■ **WHAT NEEDS TO BE DONE**
The records should be repeated word for word, pictures excluded.

■ **GIVEN DATA**
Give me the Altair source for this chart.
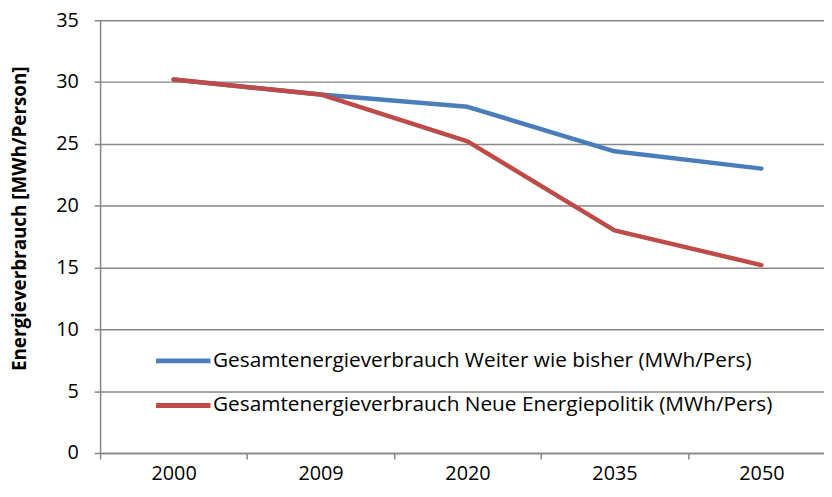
import altair as alt
import pandas as pd

years = ["2000", "2009", "2020", "2035", "2050"]
series_a = "Gesamtenergieverbrauch Weiter wie bisher (MWh/Pers)"
series_b = "Gesamtenergieverbrauch Neue Energiepolitik (MWh/Pers)"
values_a = [30.2, 29.0, 28.0, 24.4, 23.0]
values_b = [30.2, 29.0, 25.2, 18.0, 15.2]

df = pd.DataFrame({
    "Jahr": years * 2,
    "Wert": values_a + values_b,
    "Serie": [series_a] * 5 + [series_b] * 5,
    "order": list(range(5)) * 2,
})

FONT = "Open Sans"
FS = 20
GRID = "#868686"

chart = alt.Chart(df).mark_line(strokeWidth=4.5, strokeCap="round", strokeJoin="round").encode(
    x=alt.X("Jahr:O", sort=years, title=None,
            scale=alt.Scale(type="band", paddingInner=0, paddingOuter=0, range=[0, 742]),
            axis=alt.Axis(labelAngle=0, tickBand="extent", ticks=True, tickSize=6,
                          tickColor=GRID, domainColor=GRID, domainWidth=1.5, tickWidth=1.5,
                          labelFont=FONT, labelFontSize=FS, labelColor="#000000",
                          labelPadding=5, grid=False)),
    y=alt.Y("Wert:Q", title="Energieverbrauch [MWh/Person]",
            scale=alt.Scale(domain=[0, 35], nice=False),
            axis=alt.Axis(values=[0, 5, 10, 15, 20, 25, 30, 35], tickSize=6,
                          tickColor=GRID, domainColor=GRID, domainWidth=1.5, tickWidth=1.5,
                          gridColor=GRID, gridWidth=1.5, grid=True,
                          labelFont=FONT, labelFontSize=FS, labelColor="#000000",
                          labelPadding=16,
                          titleFont=FONT, titleFontSize=19, titleFontWeight="bold",
                          titleColor="#000000", titleX=-81, titleY=200,
                          titleBaseline="middle")),
    color=alt.Color("Serie:N", sort=[series_a, series_b],
                    scale=alt.Scale(domain=[series_a, series_b], range=["#4A7EBB", "#BE4B48"]),
                    legend=alt.Legend(title=None, orient="none", legendX=54, legendY=314,
                                      symbolType="stroke", symbolSize=3025, symbolStrokeWidth=5,
                                      labelFont=FONT, labelFontSize=21, labelColor="#000000",
                                      labelOffset=0, rowPadding=5, labelLimit=800)),
    order="order:Q",
).properties(
    width=731, height=437,
    autosize=alt.AutoSizeParams(type="none"),
    padding={"left": 93, "top": 10, "right": 0, "bottom": 34},
).configure_view(stroke=None)

chart.save("out.html", embed_options={"renderer": "svg", "actions": False})
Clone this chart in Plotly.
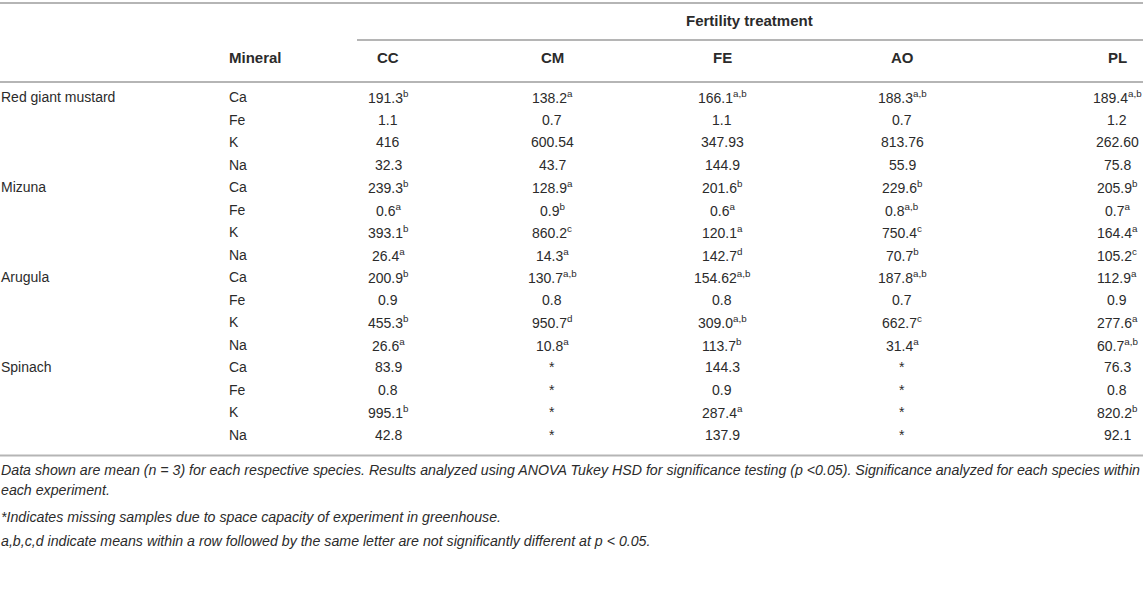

■ **EXERCISE RESPONSE**
Give me the Altair source for this chart.
import altair as alt
import pandas as pd

years = ["2000", "2009", "2020", "2035", "2050"]
series_a = "Gesamtenergieverbrauch Weiter wie bisher (MWh/Pers)"
series_b = "Gesamtenergieverbrauch Neue Energiepolitik (MWh/Pers)"
values_a = [30.2, 29.0, 28.0, 24.4, 23.0]
values_b = [30.2, 29.0, 25.2, 18.0, 15.2]

df = pd.DataFrame({
    "Jahr": years * 2,
    "Wert": values_a + values_b,
    "Serie": [series_a] * 5 + [series_b] * 5,
    "order": list(range(5)) * 2,
})

FONT = "Open Sans"
FS = 20
GRID = "#868686"

chart = alt.Chart(df).mark_line(strokeWidth=4.5, strokeCap="round", strokeJoin="round").encode(
    x=alt.X("Jahr:O", sort=years, title=None,
            scale=alt.Scale(type="band", paddingInner=0, paddingOuter=0, range=[0, 742]),
            axis=alt.Axis(labelAngle=0, tickBand="extent", ticks=True, tickSize=6,
                          tickColor=GRID, domainColor=GRID, domainWidth=1.5, tickWidth=1.5,
                          labelFont=FONT, labelFontSize=FS, labelColor="#000000",
                          labelPadding=5, grid=False)),
    y=alt.Y("Wert:Q", title="Energieverbrauch [MWh/Person]",
            scale=alt.Scale(domain=[0, 35], nice=False),
            axis=alt.Axis(values=[0, 5, 10, 15, 20, 25, 30, 35], tickSize=6,
                          tickColor=GRID, domainColor=GRID, domainWidth=1.5, tickWidth=1.5,
                          gridColor=GRID, gridWidth=1.5, grid=True,
                          labelFont=FONT, labelFontSize=FS, labelColor="#000000",
                          labelPadding=16,
                          titleFont=FONT, titleFontSize=19, titleFontWeight="bold",
                          titleColor="#000000", titleX=-81, titleY=200,
                          titleBaseline="middle")),
    color=alt.Color("Serie:N", sort=[series_a, series_b],
                    scale=alt.Scale(domain=[series_a, series_b], range=["#4A7EBB", "#BE4B48"]),
                    legend=alt.Legend(title=None, orient="none", legendX=54, legendY=314,
                                      symbolType="stroke", symbolSize=3025, symbolStrokeWidth=5,
                                      labelFont=FONT, labelFontSize=21, labelColor="#000000",
                                      labelOffset=0, rowPadding=5, labelLimit=800)),
    order="order:Q",
).properties(
    width=731, height=437,
    autosize=alt.AutoSizeParams(type="none"),
    padding={"left": 93, "top": 10, "right": 0, "bottom": 34},
).configure_view(stroke=None)

chart.save("out.html", embed_options={"renderer": "svg", "actions": False})
Clone this chart in Plotly.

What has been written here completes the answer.